Why does implicit type conversion results incorrectly in this code?

Question

#include <iostream>

int main()
{
    int number=65536;
    long long temp=number*number;
    std::cout << temp << std::endl;
    return 0;
}

Square of 65536 is obviously out of int's range. Now, if I had declared temp as an int, I would understand why this fails. But even though it's long long , the output is always 0. I believe this is somewhat related to implicit type conversion but I can't understand why the result is 0.

Is this because c++ simply doesn't allow converting int to long? If so, then why does this work with smaller numbers?

Answer 1

The type used for an operation depends on the operands used by that operation.

In the operation number*number, both operands are int. They are not small integer types and they are both of the same type, so there will be no implicit promotion. The multiplication will get carried out on type int and the result will be of type int.
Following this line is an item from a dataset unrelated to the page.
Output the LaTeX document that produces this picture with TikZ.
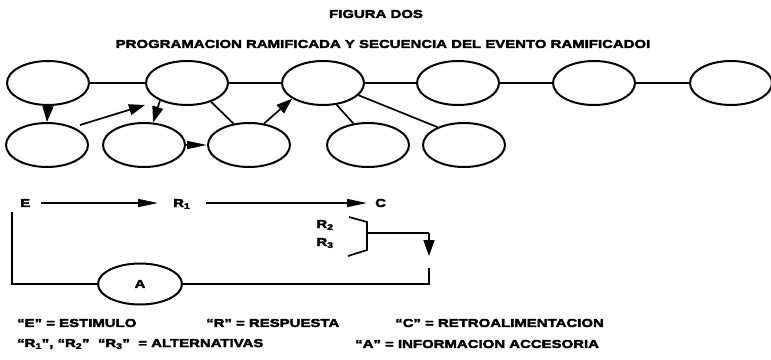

That you happen to assign the result to a long afterwards doesn't affect the calculation at all.

The solution is to cast one or both operands to a type large enough to hold the result of the calculation.

Answer 2

(Note that the range of an int can be as small as -32767 to +32767.)

number * number is evaluated in int arithmetic since both arguments are of type int. The behaviour of your program is undefined due to your int overflowing.

The fact that you want to assign the result to a long long is not relevant.

One solution would be to write 1LL * number * number to force promotion of the arguments to long long types.

Answer 3

The compiler treats the multiplication as a multiplication between two int variables. It is the result of that multiplication that is converted to a long long for the initialization of the temp variable.

At least one of the operands of the multiplication needs to be a long long for overflow to not happen.